Reproduce, character for character, the lines below from the first through the one with "ax.axhline(t, color='#333333', linewidth=0.9, zorder=1)". Leave pictures out.

begin Stored data

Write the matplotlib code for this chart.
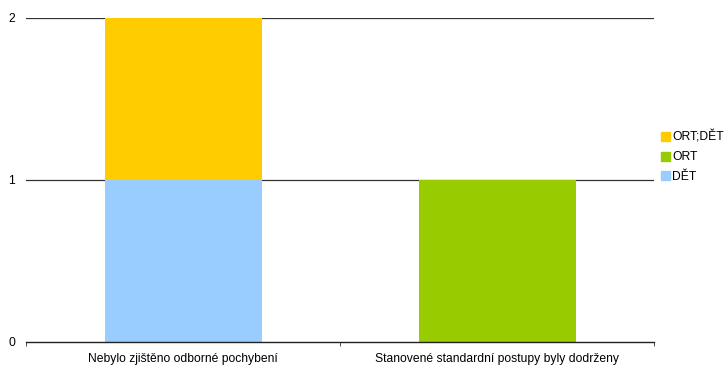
import matplotlib
matplotlib.use("Agg")
import matplotlib.pyplot as plt
from matplotlib.patches import Patch

plt.rcParams['font.family'] = ['Liberation Sans', 'DejaVu Sans']

categories = ["Nebylo zjištěno odborné pochybení", "Stanovené standardní postupy byly dodrženy"]
series_names = ["DĚT", "ORT", "ORT;DĚT"]
series_values = {
    "DĚT": [1, 0],
    "ORT": [0, 1],
    "ORT;DĚT": [1, 0],
}
colors = {"DĚT": "#99CCFF", "ORT": "#99CC00", "ORT;DĚT": "#FFCC00"}
y_ticks = [0, 1, 2]

fig = plt.figure(figsize=(7.24, 3.65), dpi=100)
ax = fig.add_axes([26/724, 1-342/365, (654-26)/724, (342-18)/365])

x = list(range(len(categories)))
bottom = [0]*len(categories)
for name in series_names:
    vals = series_values[name]
    ax.bar(x, vals, width=0.5, bottom=bottom, color=colors[name], zorder=2, linewidth=0)
    bottom = [b+v for b, v in zip(bottom, vals)]

ax.set_xlim(-0.5, len(categories)-0.5)
ax.set_ylim(0, 2)
ax.set_yticks(y_ticks)
ax.set_yticklabels([str(t) for t in y_ticks], fontsize=8.7)
ax.tick_params(axis='y', length=0, pad=8)
for t in y_ticks[1:]:
    ax.axhline(t, color='#333333', linewidth=0.9, zorder=1)

ax.set_xticks(x)
ax.set_xticklabels(categories, fontsize=8.7)
ax.set_xticks([-0.5, 0.5, 1.5], minor=True)
ax.tick_params(axis='x', which='major', length=0, pad=8)
ax.tick_params(axis='x', which='minor', length=3, direction='out', color='#333333')

for s in ['top', 'right', 'left']:
    ax.spines[s].set_visible(False)
ax.spines['bottom'].set_color('#222222')
ax.spines['bottom'].set_linewidth(1.0)

handles = [Patch(color=colors[n]) for n in reversed(series_names)]
fig.legend(handles, list(reversed(series_names)), loc='upper left',
           bbox_to_anchor=(661/724, 1-131/365), frameon=False, fontsize=8.7,
           handlelength=0.75, handleheight=0.75, handletextpad=0.2, labelspacing=0.62,
           borderaxespad=0, borderpad=0)

fig.savefig("out.png", dpi=100)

end Stored data

### Solution
Write the matplotlib code for this chart.
import matplotlib
matplotlib.use("Agg")
import matplotlib.pyplot as plt
from matplotlib.patches import Patch

plt.rcParams['font.family'] = ['Liberation Sans', 'DejaVu Sans']

categories = ["Nebylo zjištěno odborné pochybení", "Stanovené standardní postupy byly dodrženy"]
series_names = ["DĚT", "ORT", "ORT;DĚT"]
series_values = {
    "DĚT": [1, 0],
    "ORT": [0, 1],
    "ORT;DĚT": [1, 0],
}
colors = {"DĚT": "#99CCFF", "ORT": "#99CC00", "ORT;DĚT": "#FFCC00"}
y_ticks = [0, 1, 2]

fig = plt.figure(figsize=(7.24, 3.65), dpi=100)
ax = fig.add_axes([26/724, 1-342/365, (654-26)/724, (342-18)/365])

x = list(range(len(categories)))
bottom = [0]*len(categories)
for name in series_names:
    vals = series_values[name]
    ax.bar(x, vals, width=0.5, bottom=bottom, color=colors[name], zorder=2, linewidth=0)
    bottom = [b+v for b, v in zip(bottom, vals)]

ax.set_xlim(-0.5, len(categories)-0.5)
ax.set_ylim(0, 2)
ax.set_yticks(y_ticks)
ax.set_yticklabels([str(t) for t in y_ticks], fontsize=8.7)
ax.tick_params(axis='y', length=0, pad=8)
for t in y_ticks[1:]:
    ax.axhline(t, color='#333333', linewidth=0.9, zorder=1)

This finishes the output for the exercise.